In this slide, it introduces the six frames for informed learning, suggested by Prof. Christine Bruce, would help learners brainstorm about the research topic in all-rounded, comprehensive way. The six aspects of your research topic that you should brainstorm for are: (1) Content frame, (2) Competency frame, (3) Learning to learn frame, (4) Personal relevance frame, (5) Social impact frame, and (6) Relational frame.
In this slide, it explains the 4-steps-method outlined by the University of Pittsburg and it illustrate the role information and information literacy play in each step to help learners to see the bigger picture.
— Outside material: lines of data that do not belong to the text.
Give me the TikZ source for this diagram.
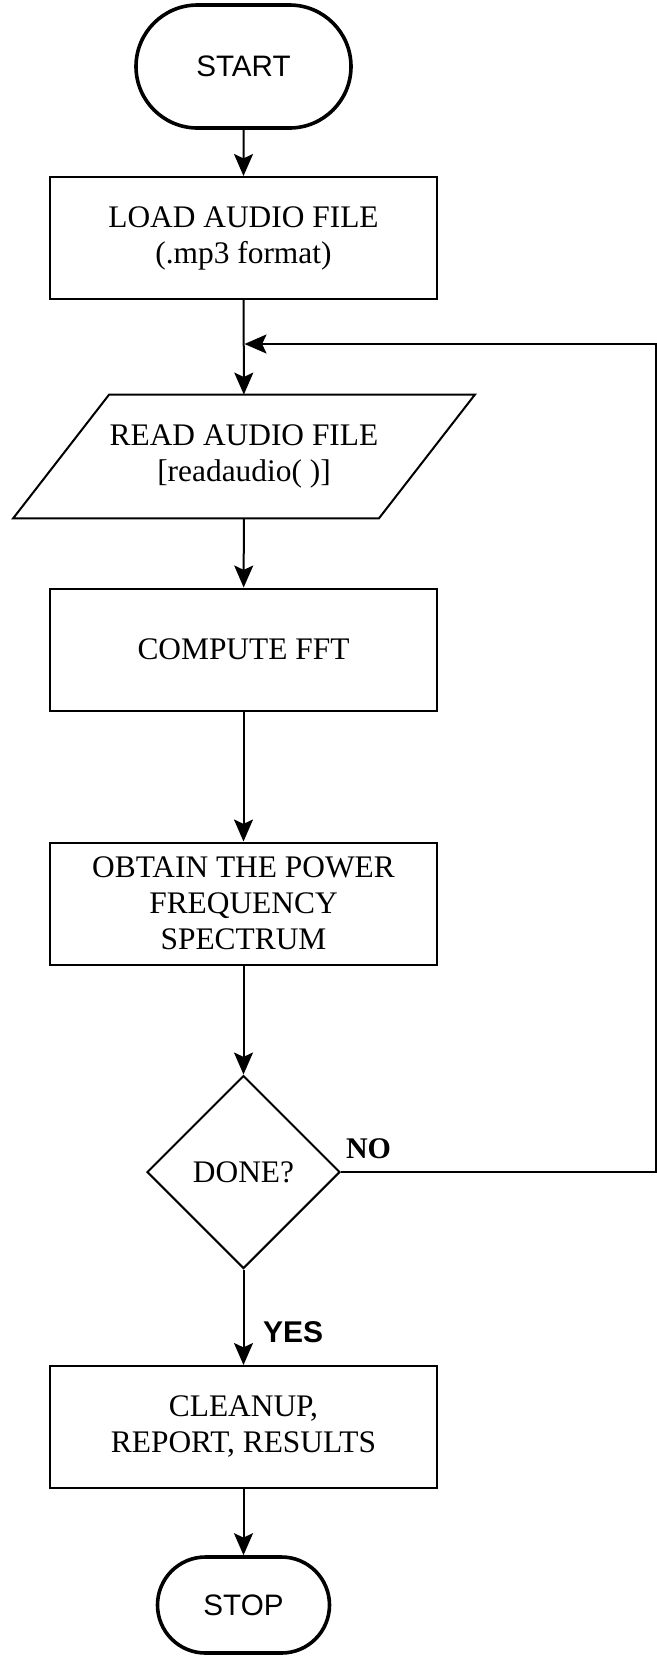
\documentclass[tikz,border=0pt]{standalone}
\usepackage{fontspec}
\setmainfont{Liberation Serif}
\setsansfont{Liberation Sans}
\usetikzlibrary{shapes.geometric,shapes.misc,arrows.meta}

\begin{document}
\begin{tikzpicture}[x=0.5pt,y=0.5pt,
        terminal/.style={rounded rectangle, draw, line width=1.8pt, inner sep=0pt,
            minimum width=107.5pt, minimum height=61.5pt, font=\sffamily\fontsize{14.8}{16}\selectfont},
        process/.style={rectangle, draw, line width=1pt, inner sep=0pt, align=center,
            minimum width=193.5pt, minimum height=61pt, font=\fontsize{15.7}{18}\selectfont},
        io/.style={rectangle, inner sep=0pt, align=center,
            minimum width=230.5pt, minimum height=61.5pt, font=\fontsize{15.7}{18}\selectfont},
        decision/.style={diamond, aspect=1, draw, line width=1pt, inner sep=0pt,
            minimum width=96.5pt, minimum height=96.5pt, font=\fontsize{15.7}{18}\selectfont},
        flow/.style={-{Stealth[length=11pt,width=9.5pt,inset=2.2pt]}, line width=1pt}]
        \useasboundingbox (0,0) rectangle (657,-1656);

        % Blocks:
        \node[terminal] (start) at (243.5,-66.5) {START};
        \node[process] (load) at (243.5,-238) {LOAD AUDIO FILE\\(.mp3 format)};
        \node[io] (read) at (244,-456.5) {READ AUDIO FILE\\{[}readaudio( ){]}};
        \draw[line width=1pt] ([xshift=48pt]read.north west) -- (read.north east)
            -- ([xshift=-48pt]read.south east) -- (read.south west) -- cycle;
        \node[process] (fft) at (243.5,-649.5) {COMPUTE FFT};
        \node[process] (power) at (243.5,-903.5) {OBTAIN THE POWER\\FREQUENCY\\SPECTRUM};
        \node[decision] (done) at (243.5,-1172) {DONE?};
        \node[process] (cleanup) at (243.5,-1427) {CLEANUP,\\REPORT, RESULTS};
        \node[terminal, minimum width=86pt, minimum height=48pt] (stop) at (243.5,-1605) {STOP};

        % loop back points
        \coordinate (corner) at (655.5,-1172);
        \coordinate (merge) at (243.5,-344);

        % Flow:
        \draw[flow] (start) -- (load);
        \draw[flow] (load) -- (read);
        \draw[flow] (read) -- (fft);
        \draw[flow] (fft) -- (power);
        \draw[flow] (power) -- (done);
        \draw[flow] (done) -- node[pos=0.765, anchor=base west, xshift=9.3pt, inner sep=0pt,
            font=\sffamily\bfseries\fontsize{15}{16}\selectfont] {YES} (cleanup);
        \draw[flow] (cleanup) -- (stop);
        \draw[flow, shorten >=0.5pt] (done) -- node[pos=0, anchor=base west, xshift=2pt, yshift=7pt,
            inner sep=0pt, font=\bfseries\fontsize{15}{18}\selectfont] {NO} (corner) |- (merge);
\end{tikzpicture}
\end{document}
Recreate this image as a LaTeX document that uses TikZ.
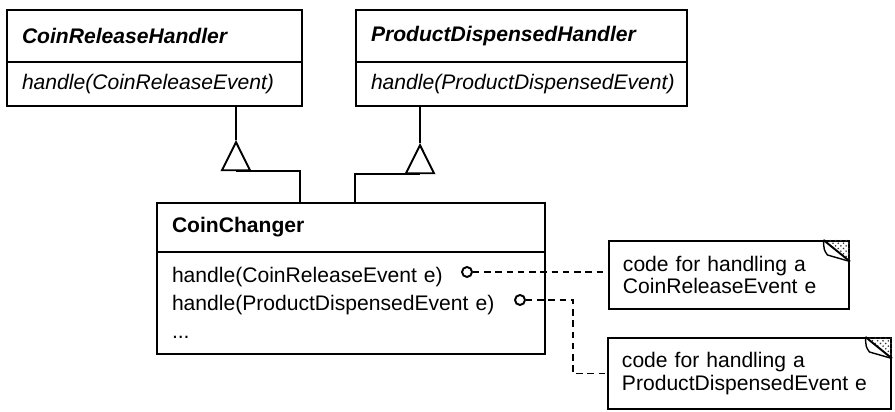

The way you put ideas together reflect your level of understanding about the issue you have inquired in your research, which, is what your professor looks for when she/he assess your work. In this slide, it introduces 5 level of research output and note the differences between different sentences, and the depth of idea you could get.
Apart from subject domain knowledge, there are some personal competencies and skills that learner may want to develop in university. The personal competencies and skills include, critical thinking, evaluating definitions, evaluating arguments, evaluating news & media, evaluating scientific studies, evaluating disagreement, and evaluating statistics & graphs.
In this exercise, learners are required to distinguish the information belong to "primary sources" or "secondary sources". Primary information source are anything created at the time when the incident/event happened. They were created with the intention to record the incident/event. It could be a document, manuscript, autobiography, a recording, a diary, an artifact, and so on. Secondary information source is anything (e.g., documents, records, artifacts, objects, and so on) that discuss, relates, or refers another piece of information existing elsewhere.